Chinese officials detained a pastor, her daughter, and her three-year-son after the family refused to stop carrying out mission work -- and their exact whereabouts remain unknown.
According to persecution watchdog China Aid, officials seized Pastor Xu Shizhen, her daughter, Xu Yuqing, and Xu Yuqing's three-year-old son, Xu Shouwang, on September 22 after the two women took part in Zion Church's efforts to spread the Gospel in local public parks and squares.
The women sang, danced, performed with bamboo instruments, and preached during these events, even though the local religious affairs, public security, and national security bureaus frequently interrupted and attempted to shut them down.
The three remain detained, and family members are unsure of whether they are under criminal or administrative detention. Police reportedly informed them they had separated the women from the child, keeping him at the station while transferring his grandmother and mother to other facilities.
Calls to the police station and Yang Haijun, the deputy director of the Xianan District Religious Affairs Bureau who spearheaded the persecution of Zion Church, have been unsuccessful, according to China Aid.
Pastor Xu has previously been targeted by Chinese authorities; last month, she, along with members of her congregation, was driven from a public square while attempting to preach. A short time earlier, the religious affairs bureau sent her a notice accusing the church of violating the Regulations on Religious Affairs and ordered her to stop the missionary work.
Previously, she pastored Hongqiao Church, a house church that was acquisitioned by the government-regulated Three-Self Church in April 2012 after officials forcibly occupied its building and damaged church property. Xu Shizhen left the church and founded a new one, but the police continued to harass them for their work.
Last month, communist officials issued "notices" to over a hundred churches in Wenzhou, known as "China's Jerusalem," informing Christians that children are no longer permitted to enter any church.
"Many Sunday schools in Wenzhou were shut down," a Wenzhou Christian identified only as Li told China Aid. "Many teachers sent messages to their colleagues in group chats in order to prevent children from attending religious gatherings."

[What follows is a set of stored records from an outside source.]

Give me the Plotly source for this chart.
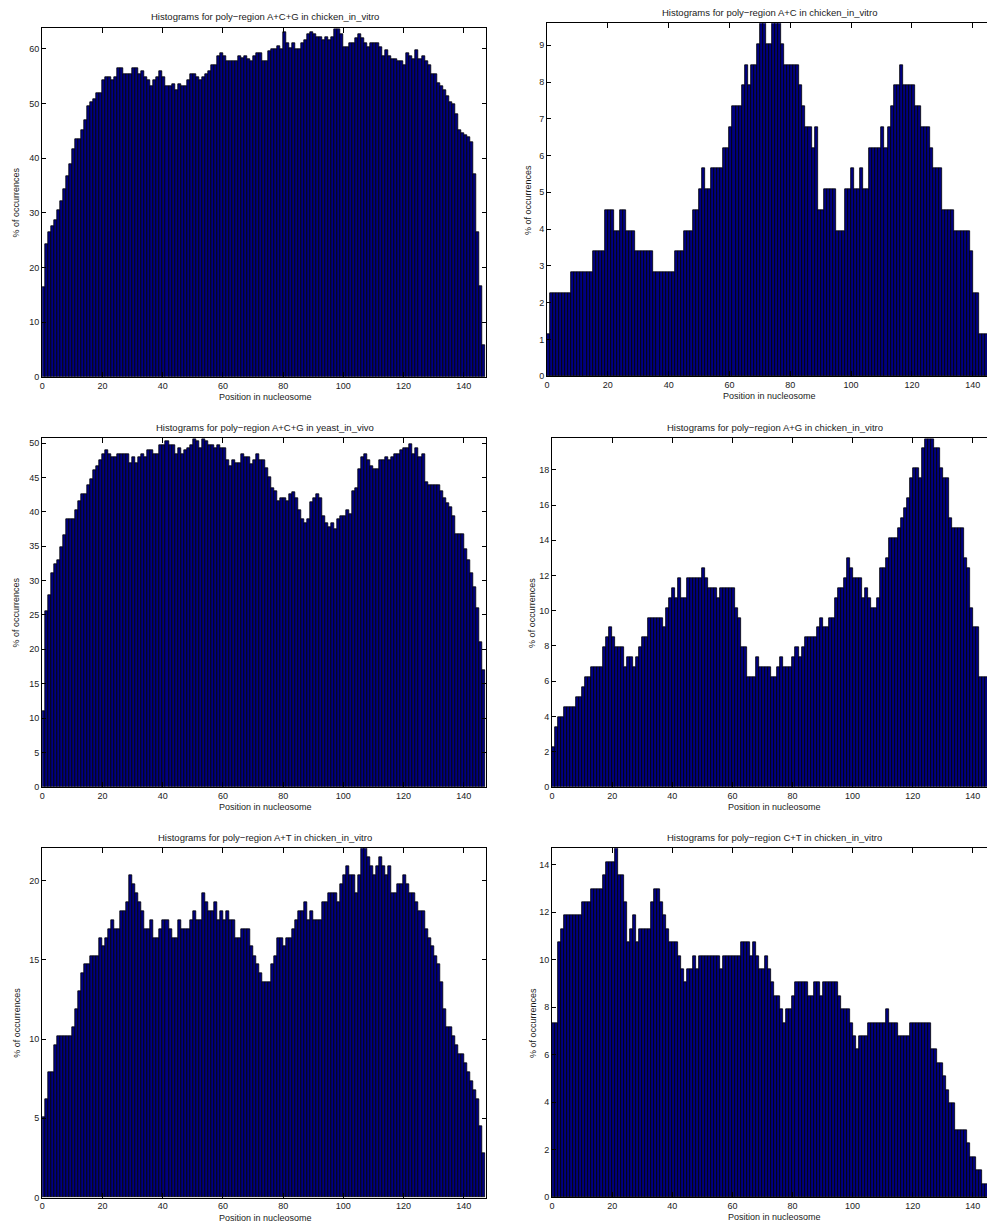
import plotly.graph_objects as go

positions = list(range(1, 148))
x_ticks = [0, 20, 40, 60, 80, 100, 120, 140]

titles = [
    "Histograms for poly\u2212region A+C+G in chicken_in_vitro",
    "Histograms for poly\u2212region A+C in chicken_in_vitro",
    "Histograms for poly\u2212region A+C+G in yeast_in_vivo",
    "Histograms for poly\u2212region A+G in chicken_in_vitro",
    "Histograms for poly\u2212region A+T in chicken_in_vitro",
    "Histograms for poly\u2212region C+T in chicken_in_vitro",
]
x_label = "Position in nucleosome"
y_label = "% of occurrences"

acg_chicken = [
    16.4, 24.3, 26.5, 27.6, 28.7, 30.5, 32.2, 34.4, 36.7, 39.0,
    41.7, 43.4, 43.4, 45.2, 46.9, 49.6, 50.2, 50.8, 51.9, 51.9,
    54.2, 54.8, 54.8, 54.2, 54.8, 56.5, 56.5, 55.3, 55.3, 55.3,
    56.5, 56.5, 55.3, 55.9, 54.8, 54.2, 53.1, 54.2, 54.8, 55.9,
    54.8, 53.1, 53.1, 53.6, 52.5, 53.6, 53.1, 53.1, 54.2, 55.3,
    55.3, 54.8, 54.2, 54.8, 55.3, 55.9, 57.1, 57.1, 58.7, 59.3,
    58.7, 57.7, 57.7, 57.7, 57.7, 58.7, 58.3,
    58.7, 58.1, 57.7, 58.7, 59.3, 59.3, 57.7, 57.7, 59.5, 59.9,
    59.9, 60.5, 59.9, 63.1, 61.0, 60.2, 61.0, 59.9, 59.9, 61.0,
    61.6, 62.7, 63.1, 62.7, 62.2, 62.2, 61.6, 62.2, 61.6, 62.2,
    63.6, 63.6, 62.7, 60.4, 60.4, 61.0, 61.0, 61.9, 62.7, 61.9,
    61.0, 60.4, 61.0, 61.0, 61.0, 60.4, 58.7, 59.8, 58.7, 58.1,
    58.1, 57.7, 57.7, 57.1, 59.3, 58.7, 58.1, 59.8, 58.1, 58.7,
    57.7, 57.1, 55.4, 55.4, 53.7, 53.1, 52.5, 51.4, 50.2, 49.9,
    48.0, 45.2, 44.6,
    44.3, 43.8, 43.0, 37.0, 26.5, 16.5, 5.7,
]

ac_chicken = [
    1.13, 2.26, 2.26, 2.26, 2.26, 2.26, 2.26, 2.26, 2.82, 2.82,
    2.82, 2.82, 2.82, 2.82, 2.82, 3.39, 3.39, 3.39, 3.39, 4.52,
    4.52, 4.52, 3.95, 3.95, 4.52, 4.52, 3.95, 3.95, 3.95, 3.39,
    3.39, 3.39, 3.39, 3.39, 3.39, 2.82, 2.82, 2.82, 2.82, 2.82,
    2.82, 2.82, 3.39, 3.39, 3.39, 3.95, 3.95, 3.95, 4.52, 4.52,
    5.08, 5.65, 5.08, 5.08, 5.65, 5.65, 5.65, 5.65, 6.21, 6.21,
    6.78, 7.34, 7.34, 7.34, 7.91, 8.47, 7.91, 8.47, 8.47, 9.04,
    9.6, 9.6, 9.04, 9.04, 9.6, 9.6, 9.6, 9.04, 8.47, 8.47,
    8.47, 8.47, 8.47, 7.91, 7.34, 6.78, 6.78, 6.21, 6.78, 4.52,
    4.52, 5.08, 5.08, 5.08, 5.08, 3.95, 3.95, 3.95, 5.08, 5.08,
    5.65, 5.08, 5.08, 5.65, 5.08, 5.08, 6.21, 6.21, 6.21, 6.21,
    6.78, 6.21, 6.78, 7.34, 7.91, 7.91, 8.47, 7.91, 7.91, 7.91,
    7.91, 7.34, 7.34, 6.78, 6.78, 6.78, 6.21, 5.65, 5.65, 5.65,
    4.52, 4.52, 4.52, 4.52, 3.95, 3.95, 3.95, 3.95, 3.95, 3.39,
    2.26, 2.26, 1.13, 1.13, 1.13, 1.13, 0.56,
]

acg_yeast = [
    10.96, 25.6, 27.9, 31.0, 32.4, 32.9, 34.8, 36.6, 38.9, 38.9,
    38.9, 40.2, 41.5, 42.5, 42.5, 43.9, 44.8, 46.1, 46.6, 47.5,
    48.4, 48.9, 48.4, 47.9, 47.9, 48.4, 48.4, 48.4, 48.4, 47.1,
    47.9, 47.1, 47.9, 48.4, 47.9, 48.9, 48.9, 48.4, 48.4, 49.7,
    49.7, 50.2, 49.7, 49.7, 48.4, 49.3, 48.4, 48.9, 49.3, 49.7,
    50.6, 50.2, 49.3, 50.6, 50.2, 49.7, 49.7, 49.3, 49.7, 49.3,
    49.3, 47.5, 46.6, 47.5, 47.1, 47.1,
    48.4, 47.9, 47.9, 46.9, 47.5, 48.4, 47.5, 47.5, 46.4,
    45.0, 43.5, 43.0, 41.5, 42.0, 42.0, 41.5, 42.5, 42.8, 42.0,
    40.2, 38.9, 38.4, 38.9, 41.4, 42.0, 42.5, 42.0, 39.4, 38.4,
    37.8, 38.4, 37.5, 38.9, 39.4, 39.4, 40.2, 39.7, 43.0, 43.5,
    46.2, 47.9, 48.4, 47.5, 46.6, 46.2, 46.2, 47.5, 47.5, 47.9,
    47.5, 47.9, 48.4, 48.4, 48.9, 49.3, 49.3, 49.8, 48.4, 49.3,
    47.9, 48.4, 44.3, 43.9, 43.9, 43.9, 43.9, 43.0, 42.0, 41.3,
    40.6, 39.4, 36.7, 36.7, 36.7,
    34.5, 33.0, 31.0, 29.0, 26.0, 21.0, 17.0,
]

ag_chicken = [
    2.26, 3.39, 3.95, 3.95, 4.52, 4.52, 4.52, 4.52, 5.08, 5.08,
    5.65, 6.21, 6.21, 6.78, 6.78, 6.78, 6.78, 7.91, 8.47, 9.04,
    8.47, 7.91, 7.91, 7.91, 6.78, 7.34, 7.34, 6.78, 7.34, 7.91,
    8.47, 8.47, 9.6, 9.6, 9.6, 9.6, 9.6, 9.04, 10.17, 10.73,
    11.3, 10.73, 11.86, 10.73, 10.73, 11.86, 11.86, 11.86, 11.86, 11.86,
    12.43, 11.86, 11.3, 11.3, 11.3, 10.73, 11.3, 11.3, 11.3, 11.3,
    11.3, 10.17, 9.6, 7.91, 7.91, 6.21, 6.21, 6.21, 7.34, 6.78,
    6.78, 6.78, 6.78, 6.21, 6.21, 6.78, 7.34, 6.78, 6.78, 6.78,
    7.34, 7.91, 7.34, 7.91, 8.47, 8.47, 8.47, 8.47, 9.04, 9.6,
    9.04, 9.04, 9.6, 9.6, 10.73, 11.3, 11.3, 11.86, 13.0, 12.43,
    11.86, 11.86, 11.86, 10.73, 11.3, 10.73, 10.17, 10.17, 10.73, 12.43,
    12.43, 13.0, 14.12, 14.12, 14.12, 14.69, 15.25, 15.82, 16.38, 17.51,
    18.08, 18.08, 17.51, 19.21, 19.77, 19.77, 19.77, 19.21, 19.21, 18.08,
    17.51, 17.51, 15.25, 14.69, 14.69, 14.69, 14.69, 13.0, 12.43, 10.17,
    9.04, 9.04, 6.21, 6.21, 6.21, 4.52, 2.26,
]

at_chicken = [
    5.08, 6.21, 7.91, 7.91, 9.6, 10.17, 10.17, 10.17, 10.17, 10.17,
    10.73, 11.86, 12.99, 14.12, 14.69, 14.69, 15.25, 15.25, 15.25, 16.38,
    15.82, 16.38, 16.95, 17.51, 16.95, 16.95, 18.08, 18.08, 18.64, 20.34,
    19.77, 19.21, 18.64, 18.08, 16.95, 16.95, 17.51, 16.38, 16.38, 16.95,
    17.51, 17.51, 16.95, 16.38, 16.38, 17.51, 16.95, 16.95, 16.95, 17.51,
    18.08, 17.51, 17.51, 19.21, 18.64, 18.08, 18.08, 18.64, 17.51, 18.08,
    17.51, 18.08, 17.51, 17.51, 16.38, 16.38, 16.95, 16.95, 16.95, 15.82,
    15.25, 14.69, 14.12, 13.56, 13.56, 13.56, 14.69, 15.25, 16.38, 16.38,
    15.82, 16.38, 16.38, 16.95, 17.51, 18.08, 18.08, 18.64, 17.51, 18.08,
    17.51, 17.51, 17.51, 18.64, 18.64, 19.21, 19.21, 19.21, 18.64, 19.77,
    20.34, 20.9, 20.34, 20.34, 19.21, 20.34, 22.03, 22.03, 21.47, 20.9,
    20.34, 20.9, 21.47, 20.9, 20.34, 20.9, 19.21, 19.21, 19.77, 19.77,
    20.34, 19.77, 19.21, 19.21, 18.64, 18.08, 18.08, 16.95, 16.38, 15.82,
    15.25, 14.69, 13.56, 11.86, 10.73, 10.73, 10.17, 9.6, 9.04, 9.04,
    8.47, 7.91, 7.34, 6.78, 6.21, 4.52, 2.82,
]

ct_chicken = [
    7.34, 7.34, 10.73, 11.3, 11.86, 11.86, 11.86, 11.86, 11.86, 11.86,
    12.43, 12.43, 12.43, 12.99, 12.99, 12.99, 12.99, 13.56, 14.12, 14.12,
    14.12, 14.69, 13.56, 13.56, 12.43, 10.73, 11.3, 11.86, 10.73, 11.3,
    11.3, 11.3, 11.3, 12.43, 12.99, 12.99, 12.43, 11.86, 11.3, 10.73,
    10.73, 10.73, 10.17, 9.6, 9.04, 9.6, 9.6, 10.17, 9.6, 10.17,
    10.17, 10.17, 10.17, 10.17, 10.17, 10.17, 9.6, 10.17, 10.17, 10.17,
    10.17, 10.17, 10.17, 10.73, 10.73, 10.73, 10.17, 10.73, 10.17, 9.6,
    9.6, 10.17, 9.6, 9.04, 8.47, 8.47, 7.91, 7.34, 7.91, 7.91,
    8.47, 9.04, 9.04, 9.04, 9.04, 8.47, 8.47, 9.04, 9.04, 8.47,
    9.04, 9.04, 9.04, 9.04, 9.04, 8.47, 7.91, 7.91, 7.91, 7.34,
    6.78, 6.21, 6.78, 6.78, 6.78, 7.34, 7.34, 7.34, 7.34, 7.34,
    7.34, 7.91, 7.34, 7.34, 7.34, 6.78, 6.78, 6.78, 6.78, 7.34,
    7.34, 7.34, 7.34, 7.34, 7.34, 7.34, 6.21, 6.21, 5.65, 5.65,
    5.08, 4.52, 3.95, 3.95, 2.82, 2.82, 2.82, 2.82, 2.26, 1.69,
    1.69, 1.13, 1.13, 0.56, 0.56, 0.56, 0.0,
]

series = [acg_chicken, ac_chicken, acg_yeast, ag_chicken, at_chicken, ct_chicken]
y_tick_sets = [
    [0, 10, 20, 30, 40, 50, 60],
    [0, 1, 2, 3, 4, 5, 6, 7, 8, 9],
    [0, 5, 10, 15, 20, 25, 30, 35, 40, 45, 50],
    [0, 2, 4, 6, 8, 10, 12, 14, 16, 18],
    [0, 5, 10, 15, 20],
    [0, 2, 4, 6, 8, 10, 12, 14],
]
y_max = [63.8, 9.6, 50.7, 19.8, 22.03, 14.7]

W, H = 987, 1227
# pixel geometry of each axes box: left, right, top, bottom, x-range max
boxes = [
    (39.3, 484.0, 28.3, 378.3, 147.2),
    (545.7, 987.0, 23.3, 377.7, 144.7),
    (39.3, 484.0, 440.0, 790.0, 147.2),
    (550.7, 987.0, 440.0, 790.0, 144.7),
    (39.3, 484.0, 851.7, 1202.5, 147.2),
    (550.7, 987.0, 851.7, 1202.0, 144.7),
]
title_y = [17, 12.7, 429, 429, 841, 841]
ylab_x = [14, 526, 14, 531, 14, 531]

font = "Liberation Sans, Arial, sans-serif"
txt = "#1a1a1a"

fig = go.Figure()
layout = dict(
    width=W, height=H, autosize=False,
    margin=dict(l=0, r=0, t=0, b=0),
    paper_bgcolor="white", plot_bgcolor="white",
    showlegend=False, bargap=0,
    font=dict(family=font, size=9, color=txt),
)
annotations = []
for i, (vals, yt, ym, box) in enumerate(zip(series, y_tick_sets, y_max, boxes)):
    n = i + 1
    xa = "x" if n == 1 else f"x{n}"
    ya = "y" if n == 1 else f"y{n}"
    fig.add_trace(go.Bar(
        x=positions, y=vals, xaxis=xa, yaxis=ya,
        width=1, offset=-1,
        marker=dict(color="#000080", line=dict(color="black", width=0.8)),
        hoverinfo="x+y",
    ))
    l, r, t, b, xr = box
    is_right = (i % 2 == 1)
    layout["xaxis" if n == 1 else f"xaxis{n}"] = dict(
        domain=[l / W, r / W], range=[0, xr], anchor=ya,
        tickvals=x_ticks, ticks="inside", ticklen=5, tickwidth=1, tickcolor="black",
        showline=True, linecolor="black", linewidth=1, mirror="ticks",
        showgrid=False, zeroline=False,
        tickfont=dict(family=font, size=9, color=txt),
    )
    layout["yaxis" if n == 1 else f"yaxis{n}"] = dict(
        domain=[1 - b / H, 1 - t / H], range=[0, ym], anchor=xa,
        tickvals=yt, ticks="inside", ticklen=4, tickwidth=1, tickcolor="black",
        showline=True, linecolor="black", linewidth=1,
        mirror=False if is_right else "ticks",
        showgrid=False, zeroline=False,
        tickfont=dict(family=font, size=9, color=txt),
    )
    xc = (l + (l + 447.0)) / 2
    annotations.append(dict(
        text=titles[i], x=xc / W, y=1 - title_y[i] / H, xref="paper", yref="paper",
        xanchor="center", yanchor="middle", showarrow=False,
        font=dict(family=font, size=9.5, color=txt),
    ))
    annotations.append(dict(
        text=x_label, x=xc / W, y=1 - (b + 20) / H, xref="paper", yref="paper",
        xanchor="center", yanchor="middle", showarrow=False,
        font=dict(family=font, size=9, color=txt),
    ))
    annotations.append(dict(
        text=y_label, x=ylab_x[i] / W, y=1 - ((t + b) / 2) / H, xref="paper", yref="paper",
        xanchor="center", yanchor="middle", showarrow=False, textangle=-90,
        font=dict(family=font, size=9, color=txt),
    ))
layout["annotations"] = annotations
fig.update_layout(**layout)
fig.write_html("out.html")
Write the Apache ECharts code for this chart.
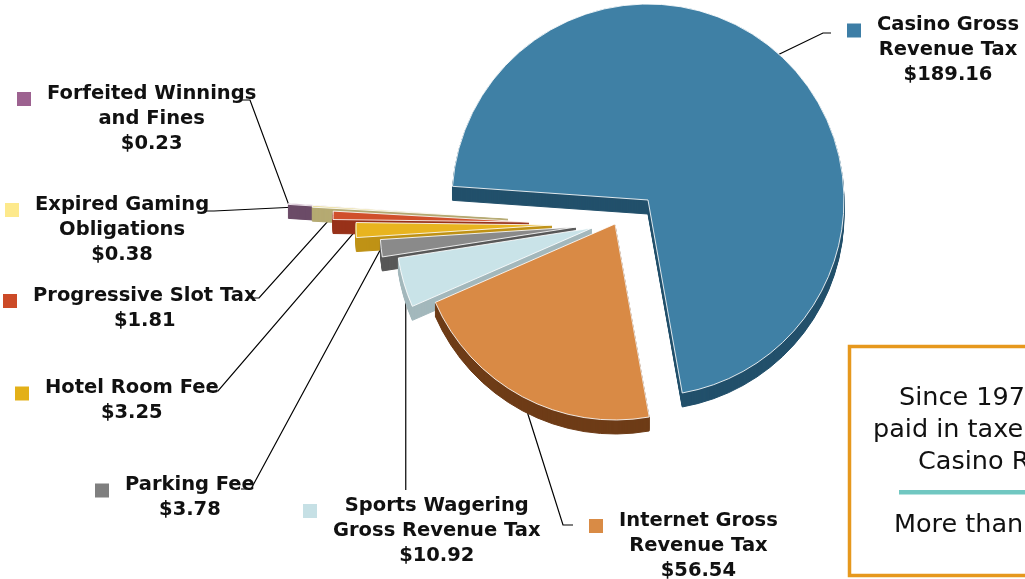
<!DOCTYPE html>
<html>
<head>
<meta charset="utf-8">
<script src="https://cdn.jsdelivr.net/npm/echarts@6/dist/echarts.min.js"></script>
<style>
  html, body { margin: 0; padding: 0; background: #ffffff; }
  #chart { width: 1025px; height: 579px; }
</style>
</head>
<body>
<div id="chart"></div>
<script>
// Revenue sources (millions of dollars)
const categories = [
  'Casino Gross Revenue Tax',
  'Internet Gross Revenue Tax',
  'Sports Wagering Gross Revenue Tax',
  'Parking Fee',
  'Hotel Room Fee',
  'Progressive Slot Tax',
  'Expired Gaming Obligations',
  'Forfeited Winnings and Fines'
];
const labelText = [
  ['Casino Gross', 'Revenue Tax'],
  ['Internet Gross', 'Revenue Tax'],
  ['Sports Wagering', 'Gross Revenue Tax'],
  ['Parking Fee'],
  ['Hotel Room Fee'],
  ['Progressive Slot Tax'],
  ['Expired Gaming', 'Obligations'],
  ['Forfeited Winnings', 'and Fines']
];
const values = [189.16, 56.54, 10.92, 3.78, 3.25, 1.81, 0.38, 0.23];
const valueLabels = values.map(v => '$' + v.toFixed(2));

// Palette: top face, extruded side, key square
const topColors  = ['#3f80a5', '#d98a45', '#c9e3e8', '#8a8a8a', '#e8b41f', '#d0502b', '#e6d78c', '#8e5a84'];
const sideColors = ['#22506b', '#6e3c17', '#a3b8bc', '#585858', '#bf9216', '#98321a', '#b5aa72', '#6b4b67'];
const keyColors  = ['#3d7ea6', '#d98b45', '#c6e0e5', '#7f7f7f', '#e3b018', '#cc4a27', '#fde98c', '#9d6290'];

// Layout
const RADIUS = 196;
const DEPTH = 14;
const START_ANGLE = 176;
const FONT = 'DejaVu Sans';
const centers = [[648, 200], [615, 224], [592, 228], [576, 227], [552, 225], [529, 222], [508, 218], [484, 217]];
const labelAnchors = [[847, 12.5], [589, 508], [303, 493], [95, 472.5], [15, 375.5], [3, 283], [5, 192], [17, 81]];
const leaderTails = [
  [[823, 33], [831, 33]],
  [[563, 525], [573, 525]],
  null,
  [[251, 489], [241, 489]],
  [[218, 391], [207, 391]],
  [[259, 298], [250, 298]],
  [[214, 211], [206, 211]],
  [[250, 100], [241, 100]]
];

function labelFormatter(idx) {
  const lines = labelText[idx].concat([valueLabels[idx]]);
  return lines.map((t, j) => (j === 0 ? '{sq|}{gap|}' : '{pad|}') + '{t|' + t + '}').join('\n');
}

function sliceSeries(idx, dy, isTop) {
  const data = values.map((v, i) => {
    const item = { name: categories[i], value: v };
    if (i !== idx) {
      item.itemStyle = { color: 'rgba(0,0,0,0)', borderWidth: 0 };
      return item;
    }
    item.itemStyle = isTop
      ? { color: topColors[idx], borderColor: 'rgba(255,255,255,0.85)', borderWidth: 1 }
      : { color: sideColors[idx], borderColor: sideColors[idx], borderWidth: 1 };
    if (isTop) {
      item.label = {
        show: true,
        position: 'outside',
        formatter: () => labelFormatter(idx),
        color: '#111111',
        fontFamily: FONT,
        rich: {
          sq: { width: 14, height: 14, backgroundColor: keyColors[idx], verticalAlign: 'bottom', lineHeight: 25 },
          gap: { width: 16, height: 14, lineHeight: 25 },
          pad: { width: 30, lineHeight: 25 },
          t: { fontFamily: FONT, fontSize: 19.5, fontWeight: 'bold', color: '#111111', lineHeight: 25, align: 'center' }
        }
      };
      item.labelLine = { show: true, lineStyle: { color: '#000000', width: 1.2 } };
    }
    return item;
  });
  const s = {
    type: 'pie',
    silent: true,
    animation: false,
    radius: RADIUS,
    center: [centers[idx][0], centers[idx][1] + dy],
    startAngle: START_ANGLE,
    clockwise: true,
    minAngle: 0,
    avoidLabelOverlap: false,
    emphasis: { disabled: true },
    label: { show: false },
    labelLine: { show: false },
    data: data
  };
  if (isTop) {
    s.labelLayout = (p) => {
      if (p.dataIndex !== idx) return {};
      const a = labelAnchors[idx];
      const out = { x: a[0], y: a[1], align: 'left', verticalAlign: 'top' };
      const pts = p.labelLinePoints;
      if (pts && pts.length) {
        const st = pts[0];
        const tail = leaderTails[idx];
        out.labelLinePoints = tail
          ? [st, tail[0], tail[1]]
          : [[st[0] + 2, st[1] + 14], [st[0] + 2, 300], [st[0] + 2, 490]];
      }
      return out;
    };
  }
  return s;
}

// Back slices first so the front ones overlap them; each slice is a stack of
// side layers under its top face to give the extruded look.
const drawOrder = [7, 6, 5, 4, 3, 2, 1, 0];
const series = [];
drawOrder.forEach(idx => {
  for (let k = DEPTH; k >= 1; k--) series.push(sliceSeries(idx, k, false));
  series.push(sliceSeries(idx, 0, true));
});

const boxFont = '25.5px "DejaVu Sans"';
const chart = echarts.init(document.getElementById('chart'));
chart.setOption({
  backgroundColor: '#ffffff',
  animation: false,
  series: series,
  graphic: [
    { type: 'rect', shape: { x: 849.5, y: 346.5, width: 400, height: 229 },
      style: { fill: '#ffffff', stroke: '#e6981d', lineWidth: 3.5 } },
    { type: 'text', style: { x: 899, y: 398, text: 'Since 197', font: boxFont, fill: '#111111', align: 'left', verticalAlign: 'middle' } },
    { type: 'text', style: { x: 873, y: 430, text: 'paid in taxe', font: boxFont, fill: '#111111', align: 'left', verticalAlign: 'middle' } },
    { type: 'text', style: { x: 918, y: 462, text: 'Casino R', font: boxFont, fill: '#111111', align: 'left', verticalAlign: 'middle' } },
    { type: 'rect', shape: { x: 899, y: 490, width: 300, height: 4.5 }, style: { fill: '#71c7c1' } },
    { type: 'text', style: { x: 894, y: 525, text: 'More than', font: boxFont, fill: '#111111', align: 'left', verticalAlign: 'middle' } }
  ]
});
</script>
</body>
</html>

School teachers were also banned from attending church; the Yonglin district instructed schools that "the higher authorities strictly forbid all secondary and primary school teachers, students and toddlers to join Catholic or Protestant churches."
The new regulations were set in place to ensure children develop "a correct worldview and set of values," according to the Ouhai district's notice.
"Minors receiving religious education and formation too early in churches would seriously affect the normal implementation of the education system," it said.
Government inspectors will "launch open and undercover investigations" on Sundays in both state-sanctioned churches and underground communities to enforce the ban, authorities warned.
Because of these ongoing abuses, China is ranked 39th on Open Door USA's World Watch List of countries where Christians face the most persecution.